The GEC's M&E Unit utilizes evidence-based and social science 
approaches, such as testing hypotheses to refine program design, to 
determine each program's effectiveness. For example, the GEC led an 
interagency and multinational campaign to delegitimize former ISIS 
leader Al Mawla. After the success of the first phase of the campaign, 
the GEC coordinated with partners to refine and conduct a second phase 
with more materials and a tailored media plan. As a result of the 
campaign's success, ISIS followers are so disillusioned with their 
leadership that Google analytic indices now show that ``al-Mawla'' 
related searches have shifted from references of ``The Destroyer'' to 
``The Canary Caliph'' and ``The Betrayer.'' The GEC also evaluates its 
programs, using its in-house evaluation capabilities and external 
third-party evaluators, to inform future planning and design and to 
refine methodologies and indicators of effectiveness.
    Additionally, consistent with the Evidence Act of 2018, the GEC is 
working with the Department's Bureau of Budget and Planning (BP) and 
the Office of U.S. Foreign Assistance (F) on their ``Learning Agenda'' 
--a 4-year strategic process to use evidence-based data to inform 
foreign policy decisions across a select group of questions. The GEC 
leads on the portion of the Agenda focused on strategic implementation 
of counter-disinformation and propaganda efforts throughout the 
Department.
                                 ______
                                 

                Responses of Ms. Uzra Zeya to Questions 
                     Submitted by Senator Ted Cruz

    Question. To what extent has DRL previously issued notices for 
projects aimed at documenting human rights violations occurring in 
Israel? Please explicitly cite and convey any notices you believe are 
precedents for or similar to SFOP0008613 in that context.

    Answer. In 2019, DRL solicited in SFOP0006474, through an open 
competition, proposals for programs supporting civil society 
organizations to reduce barriers to full inclusion of members of 
marginalized groups in Israel in political and economic processes. DRL 
funds a wide range of programs aimed at promoting civil society 
engagement at the local level as well as on issues related to human 
rights violations by security forces around the world. We have not 
issued any solicitations for these specific activities with respect to 
Israel or the West Bank/Gaza previously.

    Question. What ``legal or security sector violations and housing, 
land, and property rights'' violations that have occurred or are 
occurring in Israel that you believe are relevant to projects described 
by SFOP0008613?

    Answer. This solicitation allows local civil society organizations 
to design and submit proposals based on their assessment of local 
conditions and which they deem relevant to the context in which they 
would work.

    Question. What sorts of products or deliverables you envision 
receiving from projects described by SFOP0008613?
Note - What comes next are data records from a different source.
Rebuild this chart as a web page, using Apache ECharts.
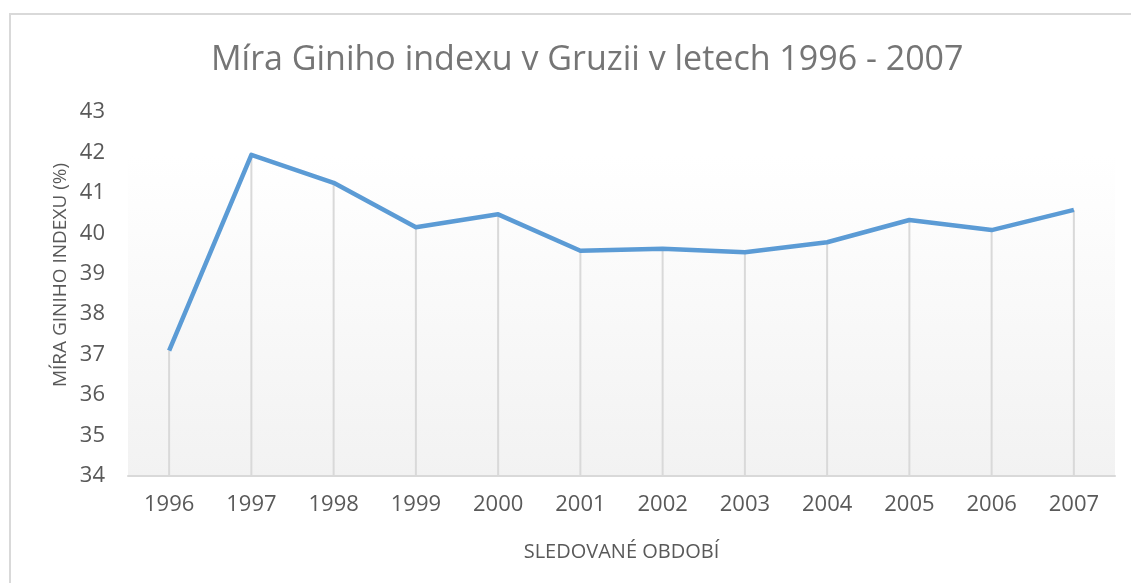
<!DOCTYPE html>
<html>
<head>
<meta charset="utf-8">
<script src="https://cdn.jsdelivr.net/npm/echarts@6/dist/echarts.min.js"></script>
<style>
    html, body { margin: 0; padding: 0; background: #fff; }
    #chart { width: 1131px; height: 583px; }
</style>
</head>
<body>
<div id="chart"></div>
<script>
var years = ['1996', '1997', '1998', '1999', '2000', '2001', '2002', '2003', '2004', '2005', '2006', '2007'];
var giniValues = [37.1, 41.94, 41.25, 40.15, 40.47, 39.57, 39.62, 39.53, 39.78, 40.33, 40.08, 40.58];
var yTicks = { min: 34, max: 43, interval: 1 };

var chart = echarts.init(document.getElementById('chart'));
var font = '"Open Sans", sans-serif';

chart.setOption({
    animation: false,
    title: {
        text: 'Míra Giniho indexu v Gruzii v letech 1996 - 2007',
        left: 206,
        top: 38,
        textStyle: { fontFamily: font, fontSize: 34, fontWeight: 'normal', color: '#757575' }
    },
    grid: {
        left: 128, right: 16, top: 112, bottom: 107,
        show: true,
        borderWidth: 0,
        backgroundColor: new echarts.graphic.LinearGradient(0, 0, 0, 1, [
            { offset: 0, color: '#ffffff' },
            { offset: 0.12, color: '#ffffff' },
            { offset: 1, color: '#f2f2f2' }
        ])
    },
    graphic: [{
        type: 'rect',
        shape: { x: 10, y: 14, width: 1300, height: 700 },
        style: { fill: 'none', stroke: '#d9d9d9', lineWidth: 2 }
    }, {
        type: 'text',
        x: 61, y: 275,
        rotation: Math.PI / 2,
        style: {
            text: 'MÍRA GINIHO INDEXU (%)',
            fontFamily: font, fontSize: 19, fill: '#595959',
            align: 'center', verticalAlign: 'middle'
        }
    }],
    xAxis: {
        type: 'category',
        data: years,
        boundaryGap: true,
        name: 'SLEDOVANÉ OBDOBÍ',
        nameLocation: 'middle',
        nameGap: 66,
        nameTextStyle: { fontFamily: font, fontSize: 20, color: '#595959' },
        axisLine: { lineStyle: { color: '#d9d9d9', width: 2 } },
        axisTick: { show: false },
        axisLabel: { fontFamily: font, fontSize: 22, color: '#595959', margin: 18 },
        splitLine: { show: false }
    },
    yAxis: {
        type: 'value',
        min: yTicks.min,
        max: yTicks.max,
        interval: yTicks.interval,
        axisLine: { show: false },
        axisTick: { show: false },
        axisLabel: { fontFamily: font, fontSize: 22, color: '#595959', margin: 23 },
        splitLine: { show: false }
    },
    series: [{
        // drop lines from each point down to the axis
        type: 'bar',
        data: giniValues,
        barWidth: 2,
        itemStyle: { color: '#d9d9d9' },
        silent: true
    }, {
        type: 'line',
        data: giniValues,
        showSymbol: false,
        symbol: 'none',
        lineStyle: { color: '#5b9bd5', width: 4.5, join: 'round' },
        z: 5
    }]
});
</script>
</body>
</html>
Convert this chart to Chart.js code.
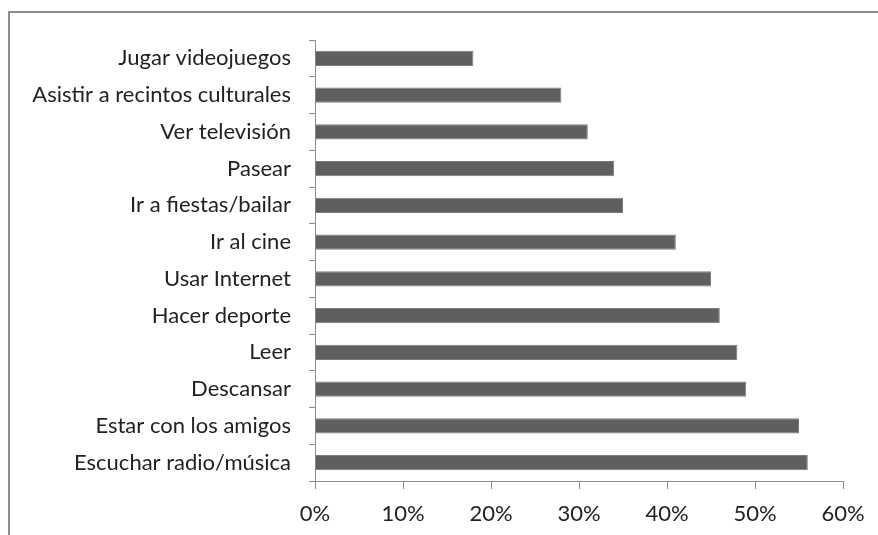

    Answer. Local civil society organizations who apply under this 
solicitation will propose potential products or deliverables based on 
their assessment of local conditions.

    Question. What proposals have already been submitted for projects 
described by SFOP0008613?

    Answer. The number and organizational specifics of proposals are 
not known as the Notice of Funding Opportunity has not closed yet. 
Additionally, Department grants policy directs the process remain 
confidential until a Federal Assistance Award has been granted.